▶ WHAT YOU ARE ASKED TO DO
Below is a listing to transcribe in full and exactly; keep the pictures out.

▶ RECORDED DATA
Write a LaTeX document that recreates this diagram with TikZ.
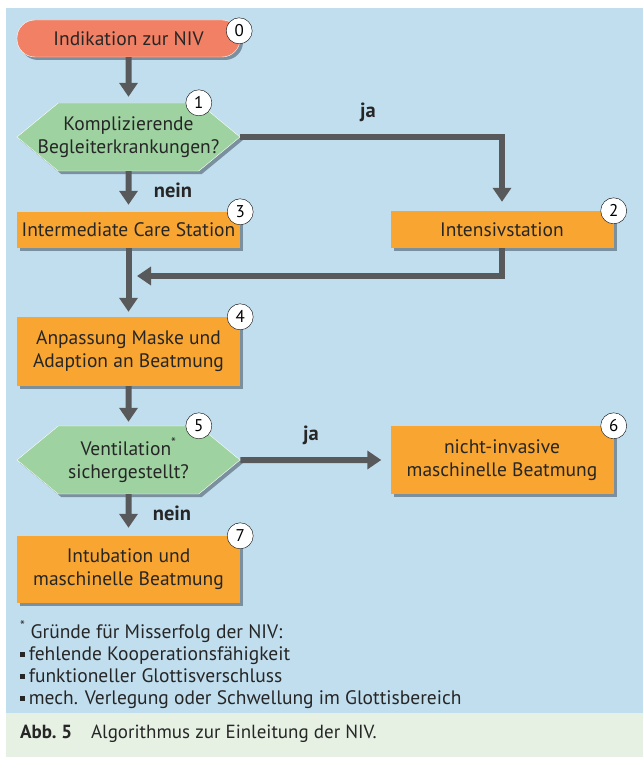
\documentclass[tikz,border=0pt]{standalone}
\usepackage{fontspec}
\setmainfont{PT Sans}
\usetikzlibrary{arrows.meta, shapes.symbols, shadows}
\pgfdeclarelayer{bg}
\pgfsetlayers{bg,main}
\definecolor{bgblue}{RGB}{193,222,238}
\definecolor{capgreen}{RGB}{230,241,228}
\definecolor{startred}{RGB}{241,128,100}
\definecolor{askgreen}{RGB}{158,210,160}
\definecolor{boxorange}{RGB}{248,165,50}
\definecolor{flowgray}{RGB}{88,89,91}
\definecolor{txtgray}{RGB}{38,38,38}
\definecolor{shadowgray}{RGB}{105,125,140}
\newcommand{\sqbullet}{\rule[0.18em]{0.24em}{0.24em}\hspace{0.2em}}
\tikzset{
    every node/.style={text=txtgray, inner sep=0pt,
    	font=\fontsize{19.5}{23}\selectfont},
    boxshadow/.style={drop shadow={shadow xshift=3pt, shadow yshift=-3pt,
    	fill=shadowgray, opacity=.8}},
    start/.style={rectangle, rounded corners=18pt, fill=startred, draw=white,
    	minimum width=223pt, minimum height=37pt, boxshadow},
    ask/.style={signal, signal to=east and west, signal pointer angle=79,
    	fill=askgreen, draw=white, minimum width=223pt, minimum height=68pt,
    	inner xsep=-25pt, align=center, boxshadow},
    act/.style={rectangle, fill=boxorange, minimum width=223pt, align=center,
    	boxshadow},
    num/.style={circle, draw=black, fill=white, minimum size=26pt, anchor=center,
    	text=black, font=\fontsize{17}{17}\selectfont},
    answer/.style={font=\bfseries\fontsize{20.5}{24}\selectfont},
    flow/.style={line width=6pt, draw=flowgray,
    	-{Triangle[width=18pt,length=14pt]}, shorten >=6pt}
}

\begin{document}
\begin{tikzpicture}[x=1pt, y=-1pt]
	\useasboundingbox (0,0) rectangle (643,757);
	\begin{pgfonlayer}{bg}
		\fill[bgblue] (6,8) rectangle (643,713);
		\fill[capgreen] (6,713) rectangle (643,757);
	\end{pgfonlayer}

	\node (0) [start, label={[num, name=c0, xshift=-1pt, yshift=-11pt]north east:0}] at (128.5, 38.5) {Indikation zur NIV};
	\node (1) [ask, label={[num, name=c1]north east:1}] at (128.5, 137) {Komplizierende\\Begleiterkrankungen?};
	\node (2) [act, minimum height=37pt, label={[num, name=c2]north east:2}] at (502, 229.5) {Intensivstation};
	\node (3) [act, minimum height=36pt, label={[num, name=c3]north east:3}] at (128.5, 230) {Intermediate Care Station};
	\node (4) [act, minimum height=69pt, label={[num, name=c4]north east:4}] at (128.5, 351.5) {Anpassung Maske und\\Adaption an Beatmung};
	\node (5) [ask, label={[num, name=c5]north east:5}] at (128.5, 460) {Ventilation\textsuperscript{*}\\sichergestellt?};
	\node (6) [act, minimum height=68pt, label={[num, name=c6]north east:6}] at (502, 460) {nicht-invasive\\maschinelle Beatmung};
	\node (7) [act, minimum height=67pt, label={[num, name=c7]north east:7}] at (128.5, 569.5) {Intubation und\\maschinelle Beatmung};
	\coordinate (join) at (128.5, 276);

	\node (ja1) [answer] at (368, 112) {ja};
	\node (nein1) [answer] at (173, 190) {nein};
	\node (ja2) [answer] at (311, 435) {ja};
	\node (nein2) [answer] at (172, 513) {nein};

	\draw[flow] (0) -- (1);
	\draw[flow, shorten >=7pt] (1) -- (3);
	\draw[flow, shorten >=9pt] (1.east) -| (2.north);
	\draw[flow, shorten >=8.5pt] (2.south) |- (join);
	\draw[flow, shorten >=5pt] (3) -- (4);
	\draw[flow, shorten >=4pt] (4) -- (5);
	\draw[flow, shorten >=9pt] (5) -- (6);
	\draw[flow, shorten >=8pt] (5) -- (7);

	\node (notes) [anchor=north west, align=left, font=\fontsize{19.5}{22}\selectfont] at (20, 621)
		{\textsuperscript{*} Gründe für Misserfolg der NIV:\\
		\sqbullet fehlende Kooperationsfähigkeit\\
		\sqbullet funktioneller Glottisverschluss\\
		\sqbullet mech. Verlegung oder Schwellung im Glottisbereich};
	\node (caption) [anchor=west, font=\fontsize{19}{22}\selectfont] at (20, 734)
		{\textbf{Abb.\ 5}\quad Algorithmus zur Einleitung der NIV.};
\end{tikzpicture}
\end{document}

▶ EXERCISE ANSWER
Write a LaTeX document that recreates this diagram with TikZ.
\documentclass[tikz,border=0pt]{standalone}
\usepackage{fontspec}
\setmainfont{PT Sans}
\usetikzlibrary{arrows.meta, shapes.symbols, shadows}
\pgfdeclarelayer{bg}
\pgfsetlayers{bg,main}
\definecolor{bgblue}{RGB}{193,222,238}
\definecolor{capgreen}{RGB}{230,241,228}
\definecolor{startred}{RGB}{241,128,100}
\definecolor{askgreen}{RGB}{158,210,160}
\definecolor{boxorange}{RGB}{248,165,50}
\definecolor{flowgray}{RGB}{88,89,91}
\definecolor{txtgray}{RGB}{38,38,38}
\definecolor{shadowgray}{RGB}{105,125,140}
\newcommand{\sqbullet}{\rule[0.18em]{0.24em}{0.24em}\hspace{0.2em}}
\tikzset{
    every node/.style={text=txtgray, inner sep=0pt,
    	font=\fontsize{19.5}{23}\selectfont},
    boxshadow/.style={drop shadow={shadow xshift=3pt, shadow yshift=-3pt,
    	fill=shadowgray, opacity=.8}},
    start/.style={rectangle, rounded corners=18pt, fill=startred, draw=white,
    	minimum width=223pt, minimum height=37pt, boxshadow},
    ask/.style={signal, signal to=east and west, signal pointer angle=79,
    	fill=askgreen, draw=white, minimum width=223pt, minimum height=68pt,
    	inner xsep=-25pt, align=center, boxshadow},
    act/.style={rectangle, fill=boxorange, minimum width=223pt, align=center,
    	boxshadow},
    num/.style={circle, draw=black, fill=white, minimum size=26pt, anchor=center,
    	text=black, font=\fontsize{17}{17}\selectfont},
    answer/.style={font=\bfseries\fontsize{20.5}{24}\selectfont},
    flow/.style={line width=6pt, draw=flowgray,
    	-{Triangle[width=18pt,length=14pt]}, shorten >=6pt}
}

\begin{document}
\begin{tikzpicture}[x=1pt, y=-1pt]
	\useasboundingbox (0,0) rectangle (643,757);
	\begin{pgfonlayer}{bg}
		\fill[bgblue] (6,8) rectangle (643,713);
		\fill[capgreen] (6,713) rectangle (643,757);
	\end{pgfonlayer}

	\node (0) [start, label={[num, name=c0, xshift=-1pt, yshift=-11pt]north east:0}] at (128.5, 38.5) {Indikation zur NIV};
	\node (1) [ask, label={[num, name=c1]north east:1}] at (128.5, 137) {Komplizierende\\Begleiterkrankungen?};
	\node (2) [act, minimum height=37pt, label={[num, name=c2]north east:2}] at (502, 229.5) {Intensivstation};
	\node (3) [act, minimum height=36pt, label={[num, name=c3]north east:3}] at (128.5, 230) {Intermediate Care Station};
	\node (4) [act, minimum height=69pt, label={[num, name=c4]north east:4}] at (128.5, 351.5) {Anpassung Maske und\\Adaption an Beatmung};
	\node (5) [ask, label={[num, name=c5]north east:5}] at (128.5, 460) {Ventilation\textsuperscript{*}\\sichergestellt?};
	\node (6) [act, minimum height=68pt, label={[num, name=c6]north east:6}] at (502, 460) {nicht-invasive\\maschinelle Beatmung};
	\node (7) [act, minimum height=67pt, label={[num, name=c7]north east:7}] at (128.5, 569.5) {Intubation und\\maschinelle Beatmung};
	\coordinate (join) at (128.5, 276);

	\node (ja1) [answer] at (368, 112) {ja};
	\node (nein1) [answer] at (173, 190) {nein};
	\node (ja2) [answer] at (311, 435) {ja};
	\node (nein2) [answer] at (172, 513) {nein};

	\draw[flow] (0) -- (1);
	\draw[flow, shorten >=7pt] (1) -- (3);
	\draw[flow, shorten >=9pt] (1.east) -| (2.north);
	\draw[flow, shorten >=8.5pt] (2.south) |- (join);
	\draw[flow, shorten >=5pt] (3) -- (4);
	\draw[flow, shorten >=4pt] (4) -- (5);
	\draw[flow, shorten >=9pt] (5) -- (6);
	\draw[flow, shorten >=8pt] (5) -- (7);

	\node (notes) [anchor=north west, align=left, font=\fontsize{19.5}{22}\selectfont] at (20, 621)
		{\textsuperscript{*} Gründe für Misserfolg der NIV:\\
		\sqbullet fehlende Kooperationsfähigkeit\\
		\sqbullet funktioneller Glottisverschluss\\
		\sqbullet mech. Verlegung oder Schwellung im Glottisbereich};
	\node (caption) [anchor=west, font=\fontsize{19}{22}\selectfont] at (20, 734)
		{\textbf{Abb.\ 5}\quad Algorithmus zur Einleitung der NIV.};
\end{tikzpicture}
\end{document}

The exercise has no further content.